My Seagate HDD failed last week. It has 3 partitions: 1 Linux, 1 windows, and 1 for data.
I was working in Linux and suddenly when I was saving a text file the system complained saying the filesystem was read only. Then the whole Mate desktop disappeared and I had to restart.
When I restarted the HDD was not listed in the POST screen. Neither in the BIOS. I changed the connector to another SATA, changed the cable for a known working one, but it was dead.
After some time I mounted the HDD in a USB adapter box to make sure it was not the PSU. Amazingly it worked. I only had backup of the most important data, because I have too many files in the dying HDD and as of today I dont have enough backup storage. So I tried to backup the bulk of the remaining files in the data partition to a laptop, but after 4 minutes of copying the disk was gone again.
I turned the adapter on ond off several times to no avail.
After an hour or so I came back for my lost data again, and once more it turned on at the first try, but after 15 minutes it died in the same manner.
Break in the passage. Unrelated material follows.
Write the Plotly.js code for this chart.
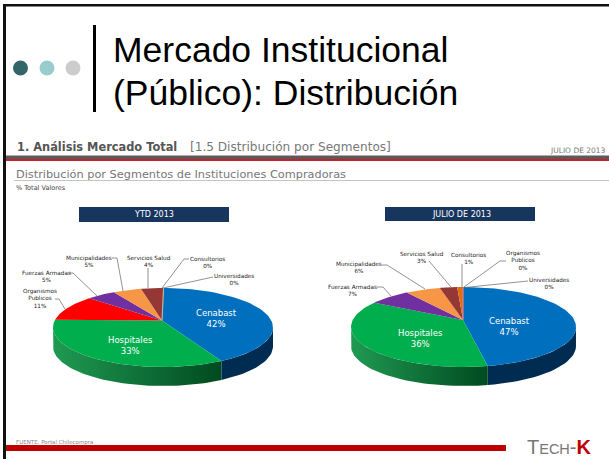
<!DOCTYPE html>
<html><head><meta charset="utf-8">
<script src="https://cdn.plot.ly/plotly-3.0.1.min.js"></script>
<style>html,body{margin:0;padding:0;background:#fff}#c{width:609px;height:459px}</style></head>
<body><div id="c"></div>
<script>
var categories = ["Cenabast","Hospitales","Organismos<br>Publicos","Fuerzas Armadas","Municipalidades","Servicios Salud","Consultorios","Universidades"];
var ytdValues = [42,33,11,5,5,4,0,0];
var ytdLabels = ["42%","33%","11%","5%","5%","4%","0%","0%"];
var julCategories = ["Cenabast","Hospitales","Fuerzas Armadas","Municipalidades","Servicios Salud","Consultorios","Organismos<br>Publicos","Universidades"];
var julValues = [47,36,7,6,3,1,0,0];
var julLabels = ["47%","36%","7%","6%","3%","1%","0%","0%"];
var colorMap = {"Cenabast":"#006fbe","Hospitales":"#00ae4e","Organismos<br>Publicos":"#ff0000","Fuerzas Armadas":"#7030a0","Municipalidades":"#f79646","Servicios Salud":"#953735","Consultorios":"#e46c0a","Universidades":"#b9cde5"};
var sideMap = {"Cenabast":["#002c52","#002c52"],"Hospitales":["#1f9a52","#014a20"]};
var ytdTitle = "YTD 2013", julTitle = "JULIO DE 2013";
var slideLines = ["Mercado Institucional","(Público): Distribución"];

// placement of each label: text centre, then leader polyline
var ytdCallouts = {
 "Cenabast":{t:[216,318.5]},
 "Hospitales":{t:[130,345.5]},
 "Organismos<br>Publicos":{t:[40,298],lx:[55,59,65],ly:[299,299,309]},
 "Fuerzas Armadas":{t:[46,276],lx:[69,73,97],ly:[273,273,296]},
 "Municipalidades":{t:[89,261.5],lx:[112,117,123],ly:[258,258,291]},
 "Servicios Salud":{t:[149,261.5],lx:[148,148],ly:[268,288]},
 "Consultorios":{t:[207,262],lx:[189,184,162],ly:[259,259,288]},
 "Universidades":{t:[234,279.5],lx:[213,163],ly:[277,288]}
};
var julCallouts = {
 "Cenabast":{t:[509.5,326.5]},
 "Hospitales":{t:[420,338]},
 "Fuerzas Armadas":{t:[352,290],lx:[377,383,391],ly:[287,287,296]},
 "Municipalidades":{t:[359,267],lx:[382,387,425],ly:[265,265,289]},
 "Servicios Salud":{t:[422,257.5],lx:[429,451],ly:[261,287]},
 "Consultorios":{t:[468,258],lx:[462,462],ly:[264,288]},
 "Organismos<br>Publicos":{t:[523,260],lx:[506,500,464],ly:[261,261,287]},
 "Universidades":{t:[548.5,283.5],lx:[528,465],ly:[281,287.5]}
};
var F="'Liberation Sans',Arial,sans-serif", D="'DejaVu Sans',sans-serif";
var traces=[], shapes=[], ann=[];
function T(x,y,t,size,color,family,o){ann.push(Object.assign({x:x,y:y,xref:'x',yref:'y',text:t,showarrow:false,font:{size:size,color:color,family:family||D},xanchor:'center',yanchor:'middle'},o||{}));}

function pie(cats,vals,labs,callouts,geo){
  var total=vals.reduce(function(a,b){return a+b},0), a0=geo.start*Math.PI/180;
  function rim(th){ // ray from the apex to the ellipse rim
    var dx=Math.sin(th)*geo.rx, dy=-Math.cos(th)*geo.ry, oy=geo.ay-geo.cy, ox=geo.ax-geo.cx;
    var A=dx*dx/(geo.rx*geo.rx)+dy*dy/(geo.ry*geo.ry);
    var B=2*(ox*dx/(geo.rx*geo.rx)+oy*dy/(geo.ry*geo.ry));
    var C=ox*ox/(geo.rx*geo.rx)+oy*oy/(geo.ry*geo.ry)-1;
    var t=(-B+Math.sqrt(B*B-4*A*C))/(2*A);
    return [geo.ax+dx*t,geo.ay+dy*t];
  }
  var cum=0, wedges=[];
  vals.forEach(function(v,i){
    var s=a0+cum/total*2*Math.PI; cum+=v; var e=a0+cum/total*2*Math.PI;
    wedges.push({s:s,e:e,cat:cats[i],v:v,lab:labs[i]});
  });
  wedges.forEach(function(w){
    if(w.v===0) return;
    var xs=[],ys=[],n=60,top=[];
    for(var k=0;k<=n;k++){var p=rim(w.s+(w.e-w.s)*k/n); if(p[1]>=geo.cy-2) top.push(p);}
    if(top.length<2) return;
    top.forEach(function(p){xs.push(p[0]);ys.push(p[1]);});
    top.slice().reverse().forEach(function(p){xs.push(p[0]);ys.push(p[1]+geo.depth);});
    var c=sideMap[w.cat]||["#999","#666"];
    traces.push({type:'scatter',mode:'lines',x:xs,y:ys,fill:'toself',line:{width:0},hoverinfo:'skip',showlegend:false,
      fillcolor:c[1],
      fillgradient:{type:'horizontal',colorscale:w.cat==='Hospitales'?[[0,c[0]],[1,c[1]]]:[[0,c[1]],[1,c[0]]]}});
  });
  wedges.forEach(function(w){
    var xs=[geo.ax],ys=[geo.ay],n=60;
    for(var k=0;k<=n;k++){var p=rim(w.s+(w.e-w.s)*k/n);xs.push(p[0]);ys.push(p[1]);}
    if(w.v===0){
      traces.push({type:'scatter',mode:'lines',x:xs,y:ys,line:{width:0.8,color:colorMap[w.cat]},showlegend:false,hoverinfo:'skip'});
      return;
    }
    traces.push({type:'scatter',mode:'lines',x:xs,y:ys,fill:'toself',fillcolor:colorMap[w.cat],line:{width:0},showlegend:false,
      name:w.cat.replace('<br>',' '),hoverinfo:'name+text',text:xs.map(function(){return w.lab})});
  });
  wedges.forEach(function(w){
    var c=callouts[w.cat];
    if(c.lx){
      T(c.t[0],c.t[1],w.cat+'<br>'+w.lab,5.7,'#222');
      traces.push({type:'scatter',mode:'lines',x:c.lx,y:c.ly,line:{color:'#777',width:0.8},hoverinfo:'skip',showlegend:false});
    } else {
      T(c.t[0],c.t[1],w.cat+'<br>'+w.lab,8.5,'#fff');
    }
  });
}
pie(categories,ytdValues,ytdLabels,ytdCallouts,{cx:163,cy:327.5,rx:110,ry:39.5,ax:162,ay:320.5,depth:19,start:1});
pie(julCategories,julValues,julLabels,julCallouts,{cx:463.5,cy:327,rx:112.5,ry:40,ax:463,ay:320,depth:19,start:0});

function rect(x0,y0,x1,y1,c){shapes.push({type:'rect',xref:'x',yref:'y',x0:x0,x1:x1,y0:y0,y1:y1,fillcolor:c,line:{width:0},layer:'below'});}
rect(3,4,609,6.5,'#111'); rect(3,4,6,459,'#111');
rect(93,25,96,112,'#000');
[[20.5,'#336666'],[47,'#99cccc'],[73,'#cccccc']].forEach(function(d){shapes.push({type:'circle',xref:'x',yref:'y',x0:d[0]-7.5,x1:d[0]+7.5,y0:60.5,y1:75.5,fillcolor:d[1],line:{width:0}});});
rect(6,155.5,609,159,'#5a5a5a'); rect(6,159,609,161,'#c8202a');
rect(14,180.2,609,181,'#b0b0b0');
rect(79,207,229,222,'#17365d'); rect(385,207,535,221,'#17365d');
rect(6,445,506,451,'#c00000');
T(111,50,slideLines[0],35.5,'#000',F,{xanchor:'left'});
T(111,93,slideLines[1],35.5,'#000',F,{xanchor:'left'});
T(15,147,'<b>1. Análisis Mercado Total</b>',11.4,'#555',D,{xanchor:'left'});
T(188,147,'[1.5 Distribución por Segmentos]',12.1,'#777',D,{xanchor:'left'});
T(608,150,'JULIO DE 2013',7.5,'#777',D,{xanchor:'right'});
T(14,174,'Distribución por Segmentos de Instituciones Compradoras',11.3,'#777',D,{xanchor:'left'});
T(14,188,'% Total Valores',6.5,'#444',D,{xanchor:'left'});
T(154,214.5,ytdTitle,8,'#fff');
T(461,214,julTitle,8,'#fff');
T(14,442,'FUENTE: Portal Chilecompra',5.5,'#888',D,{xanchor:'left'});
T(525,447,'T<span style="font-size:14.5px">ECH</span>-<b style="color:#c00000;">K</b>',20,'#777',F,{xanchor:'left'});

Plotly.newPlot('c',traces,{
  width:609,height:459,margin:{l:0,r:0,t:0,b:0},paper_bgcolor:'#fff',plot_bgcolor:'#fff',showlegend:false,
  xaxis:{range:[0,609],visible:false,fixedrange:true},
  yaxis:{range:[459,0],visible:false,fixedrange:true},
  shapes:shapes,annotations:ann
},{displayModeBar:false});
</script></body></html>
And again once it dies, you turn it on and off several times but does not work.
Now it occurred to me that the HDD degrades with time, so I though it might be the temperature. I put it in the fridge for 20 minutes, then connected it again with an external fan, and I was able to recover 32 GB of my precious data. Just after that it died again.
On my 4th try, I repeated the fridge and fan technique but this time I placed a frozen bag on top of the metallic case of the HDD. Again I extracted several GBs of data.
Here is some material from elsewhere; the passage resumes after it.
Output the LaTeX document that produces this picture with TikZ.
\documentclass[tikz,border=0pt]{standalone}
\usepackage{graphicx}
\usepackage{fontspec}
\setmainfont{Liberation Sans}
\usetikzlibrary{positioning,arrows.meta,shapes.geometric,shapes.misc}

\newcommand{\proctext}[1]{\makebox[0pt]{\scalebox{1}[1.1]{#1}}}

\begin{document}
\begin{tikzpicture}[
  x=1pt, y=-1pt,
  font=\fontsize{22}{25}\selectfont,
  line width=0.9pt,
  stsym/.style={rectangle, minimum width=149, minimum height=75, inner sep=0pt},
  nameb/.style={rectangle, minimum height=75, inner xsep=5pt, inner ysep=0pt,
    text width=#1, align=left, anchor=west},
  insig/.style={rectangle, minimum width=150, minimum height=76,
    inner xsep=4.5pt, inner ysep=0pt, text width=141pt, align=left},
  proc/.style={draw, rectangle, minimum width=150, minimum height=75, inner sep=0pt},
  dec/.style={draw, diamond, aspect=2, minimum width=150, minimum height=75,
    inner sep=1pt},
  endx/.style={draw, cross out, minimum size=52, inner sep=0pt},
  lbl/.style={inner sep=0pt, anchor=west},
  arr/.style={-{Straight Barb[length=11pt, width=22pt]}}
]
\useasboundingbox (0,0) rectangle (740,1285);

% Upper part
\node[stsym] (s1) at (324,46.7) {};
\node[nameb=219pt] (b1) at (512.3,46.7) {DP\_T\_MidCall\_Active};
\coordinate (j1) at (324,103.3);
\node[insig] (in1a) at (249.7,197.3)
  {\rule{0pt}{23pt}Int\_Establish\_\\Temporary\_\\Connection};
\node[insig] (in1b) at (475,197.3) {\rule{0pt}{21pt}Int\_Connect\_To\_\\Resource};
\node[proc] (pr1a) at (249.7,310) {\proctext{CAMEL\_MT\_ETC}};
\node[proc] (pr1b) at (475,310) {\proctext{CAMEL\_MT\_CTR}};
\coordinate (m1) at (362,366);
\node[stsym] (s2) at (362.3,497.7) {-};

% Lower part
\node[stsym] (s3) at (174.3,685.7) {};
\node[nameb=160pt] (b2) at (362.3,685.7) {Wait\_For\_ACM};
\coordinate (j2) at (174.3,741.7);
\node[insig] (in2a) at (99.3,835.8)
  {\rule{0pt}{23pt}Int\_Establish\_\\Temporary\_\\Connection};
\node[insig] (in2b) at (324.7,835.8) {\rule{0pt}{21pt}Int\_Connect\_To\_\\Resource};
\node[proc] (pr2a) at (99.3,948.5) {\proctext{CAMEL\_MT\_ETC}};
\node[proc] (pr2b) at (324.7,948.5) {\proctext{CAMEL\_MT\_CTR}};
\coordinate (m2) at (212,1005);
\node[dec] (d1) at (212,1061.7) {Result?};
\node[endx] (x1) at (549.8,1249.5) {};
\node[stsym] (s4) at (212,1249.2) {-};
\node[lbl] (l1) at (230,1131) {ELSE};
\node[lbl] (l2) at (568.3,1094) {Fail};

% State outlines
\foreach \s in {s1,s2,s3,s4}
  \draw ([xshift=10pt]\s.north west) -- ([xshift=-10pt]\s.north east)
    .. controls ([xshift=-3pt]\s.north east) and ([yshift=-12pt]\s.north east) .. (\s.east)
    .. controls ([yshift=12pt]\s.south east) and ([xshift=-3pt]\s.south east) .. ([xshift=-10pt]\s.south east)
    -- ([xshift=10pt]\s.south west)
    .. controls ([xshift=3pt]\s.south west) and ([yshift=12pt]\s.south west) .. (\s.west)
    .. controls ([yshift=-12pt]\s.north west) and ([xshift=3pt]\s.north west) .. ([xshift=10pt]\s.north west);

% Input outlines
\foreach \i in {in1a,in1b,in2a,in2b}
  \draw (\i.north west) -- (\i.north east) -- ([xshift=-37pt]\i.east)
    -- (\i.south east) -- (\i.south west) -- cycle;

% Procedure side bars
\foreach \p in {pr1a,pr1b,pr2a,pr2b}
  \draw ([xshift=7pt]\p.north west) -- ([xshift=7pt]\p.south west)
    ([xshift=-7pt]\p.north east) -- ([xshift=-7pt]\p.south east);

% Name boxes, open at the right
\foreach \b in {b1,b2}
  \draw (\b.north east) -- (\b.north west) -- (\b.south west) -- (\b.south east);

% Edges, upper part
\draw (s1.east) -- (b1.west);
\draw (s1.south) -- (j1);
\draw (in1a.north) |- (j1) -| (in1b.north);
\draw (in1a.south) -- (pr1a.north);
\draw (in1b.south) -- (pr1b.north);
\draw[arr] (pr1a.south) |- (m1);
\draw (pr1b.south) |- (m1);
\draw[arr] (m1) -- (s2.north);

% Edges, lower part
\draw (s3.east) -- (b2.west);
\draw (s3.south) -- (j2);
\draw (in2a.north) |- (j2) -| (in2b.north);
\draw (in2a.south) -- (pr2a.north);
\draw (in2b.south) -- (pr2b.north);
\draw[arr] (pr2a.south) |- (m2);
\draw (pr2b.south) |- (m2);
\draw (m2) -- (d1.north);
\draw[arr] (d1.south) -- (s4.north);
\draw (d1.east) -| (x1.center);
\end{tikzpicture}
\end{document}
I ran a S.M.A.R.T app and it says the HDD is at risk (too many moved sectors or something like that). This could indicate the disks are bad, but on the other hand the HDD seems to work better at 20ºC than at 35ºC, which could indicate the electronics in the controller are damaged.
Could this be possible? How should I proceed now: should I try a full clone while covered in ice? Should I try to repair it using software? Should I send it to a data recovery service (it will cost several hundreds, up to a thousand bucks).